Ewes were broken into two groups, those who had never been sheared before - naïve ewes - and those who had been sheared one to four times on an annual basis. The objectives were to separate the effects of shearing from those of normal handling procedures during shearing and to determine if the experienced ewes' hormonal systems adapted to shearing. In each of the two groups some animals were exposed to simulated shearing or "sham-shearing". The shears were moved around the sham-sheared ewes to simulate shearing but the shears never actually touched the ewes.

Response To Handling And Shearing

There was not a difference in blood levels for the two hormones between the sham-sheared ewes and the sheared ewes. Researchers concluded shearing did not stress ewes beyond the stress caused by the handling procedures.

Response To Repeated Shearing

Researchers did not expect to find previously sheared ewes to be stressed to a much greater extent than naïve ewes. However, hormone levels went higher in experienced ewes shortly after they were exposed to the sounds, smells and sights of the shearing room.

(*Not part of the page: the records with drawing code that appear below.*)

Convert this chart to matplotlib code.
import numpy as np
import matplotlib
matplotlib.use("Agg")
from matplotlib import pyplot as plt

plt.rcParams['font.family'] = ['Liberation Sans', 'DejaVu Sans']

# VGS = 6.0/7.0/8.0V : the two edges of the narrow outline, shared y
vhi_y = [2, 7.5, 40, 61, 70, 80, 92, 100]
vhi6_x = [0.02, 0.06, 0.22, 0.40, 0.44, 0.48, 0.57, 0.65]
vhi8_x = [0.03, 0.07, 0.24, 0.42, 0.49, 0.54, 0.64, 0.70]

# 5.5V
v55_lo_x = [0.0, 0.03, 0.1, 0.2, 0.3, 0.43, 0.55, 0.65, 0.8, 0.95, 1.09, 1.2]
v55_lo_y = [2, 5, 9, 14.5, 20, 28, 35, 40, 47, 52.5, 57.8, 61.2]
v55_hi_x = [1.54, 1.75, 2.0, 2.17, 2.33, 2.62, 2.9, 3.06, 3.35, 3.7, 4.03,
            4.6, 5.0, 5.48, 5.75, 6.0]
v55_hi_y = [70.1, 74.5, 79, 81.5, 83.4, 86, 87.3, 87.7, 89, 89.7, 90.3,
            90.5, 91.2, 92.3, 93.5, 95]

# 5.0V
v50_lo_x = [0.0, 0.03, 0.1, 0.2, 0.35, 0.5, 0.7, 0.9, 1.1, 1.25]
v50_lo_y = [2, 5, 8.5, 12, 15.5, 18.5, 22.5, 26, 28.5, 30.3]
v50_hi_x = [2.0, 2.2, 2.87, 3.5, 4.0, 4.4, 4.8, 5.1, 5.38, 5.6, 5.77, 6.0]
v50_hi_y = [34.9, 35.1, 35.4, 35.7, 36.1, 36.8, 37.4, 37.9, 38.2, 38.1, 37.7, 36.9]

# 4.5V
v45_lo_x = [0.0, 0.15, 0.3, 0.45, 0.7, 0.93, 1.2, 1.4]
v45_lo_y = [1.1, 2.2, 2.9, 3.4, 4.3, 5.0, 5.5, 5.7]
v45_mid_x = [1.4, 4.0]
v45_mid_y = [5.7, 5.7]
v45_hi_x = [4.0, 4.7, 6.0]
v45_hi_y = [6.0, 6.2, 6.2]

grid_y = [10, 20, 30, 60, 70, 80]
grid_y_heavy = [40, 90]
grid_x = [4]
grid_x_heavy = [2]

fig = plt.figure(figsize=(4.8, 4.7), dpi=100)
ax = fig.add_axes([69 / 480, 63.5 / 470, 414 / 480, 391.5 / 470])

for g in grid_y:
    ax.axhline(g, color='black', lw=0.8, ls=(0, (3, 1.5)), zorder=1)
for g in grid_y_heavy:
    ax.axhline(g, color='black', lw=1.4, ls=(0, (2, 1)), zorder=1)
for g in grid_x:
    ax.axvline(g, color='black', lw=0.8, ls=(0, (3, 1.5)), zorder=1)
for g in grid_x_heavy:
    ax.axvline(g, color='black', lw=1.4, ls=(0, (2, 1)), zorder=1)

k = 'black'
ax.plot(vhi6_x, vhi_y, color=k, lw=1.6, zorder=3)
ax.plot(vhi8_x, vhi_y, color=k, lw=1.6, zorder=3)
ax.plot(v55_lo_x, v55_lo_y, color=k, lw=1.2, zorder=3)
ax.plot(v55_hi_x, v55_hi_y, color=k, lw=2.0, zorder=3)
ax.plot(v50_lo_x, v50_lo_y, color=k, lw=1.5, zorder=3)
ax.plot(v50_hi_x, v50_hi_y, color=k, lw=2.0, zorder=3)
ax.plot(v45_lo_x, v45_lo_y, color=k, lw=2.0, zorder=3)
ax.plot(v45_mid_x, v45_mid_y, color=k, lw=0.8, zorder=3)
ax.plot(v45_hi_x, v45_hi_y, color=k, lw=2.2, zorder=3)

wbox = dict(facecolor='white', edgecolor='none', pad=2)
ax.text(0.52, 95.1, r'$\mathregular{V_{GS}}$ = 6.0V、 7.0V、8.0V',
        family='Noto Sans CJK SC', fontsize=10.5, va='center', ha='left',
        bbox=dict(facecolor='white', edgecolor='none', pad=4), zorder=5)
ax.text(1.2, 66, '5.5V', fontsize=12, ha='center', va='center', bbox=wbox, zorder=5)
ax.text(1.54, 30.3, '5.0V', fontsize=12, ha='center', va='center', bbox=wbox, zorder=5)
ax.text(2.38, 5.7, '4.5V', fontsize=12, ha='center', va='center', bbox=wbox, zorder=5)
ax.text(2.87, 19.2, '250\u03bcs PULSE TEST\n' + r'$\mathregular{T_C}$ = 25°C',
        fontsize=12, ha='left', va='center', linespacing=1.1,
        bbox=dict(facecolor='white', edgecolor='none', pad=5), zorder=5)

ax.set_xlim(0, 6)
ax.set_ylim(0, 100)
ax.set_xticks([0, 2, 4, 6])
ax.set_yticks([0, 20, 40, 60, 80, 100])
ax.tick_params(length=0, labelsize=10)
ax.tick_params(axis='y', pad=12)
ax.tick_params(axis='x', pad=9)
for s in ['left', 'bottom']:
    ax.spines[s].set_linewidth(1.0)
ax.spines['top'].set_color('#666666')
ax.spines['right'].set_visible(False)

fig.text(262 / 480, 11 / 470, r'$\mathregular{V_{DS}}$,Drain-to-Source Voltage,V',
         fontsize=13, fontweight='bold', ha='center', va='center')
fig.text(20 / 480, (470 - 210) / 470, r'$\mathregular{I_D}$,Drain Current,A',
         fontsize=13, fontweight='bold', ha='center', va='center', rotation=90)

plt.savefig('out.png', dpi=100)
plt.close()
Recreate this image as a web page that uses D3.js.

These hormones also lasted longer in the blood of the experienced ewes. Observers felt the experienced ewes appeared less upset during handling and shearing compared to naïve ewes. The conclusion was exposure to an unpleasant handling practice may have an adverse effect on sheep at a much later date. The ewes negatively adapted to the shearing process. They remember. Well designed handling and shearing facilities can reduce the stress on ewes. Experienced shearers and handlers can make for less stressful memories for you and your sheep.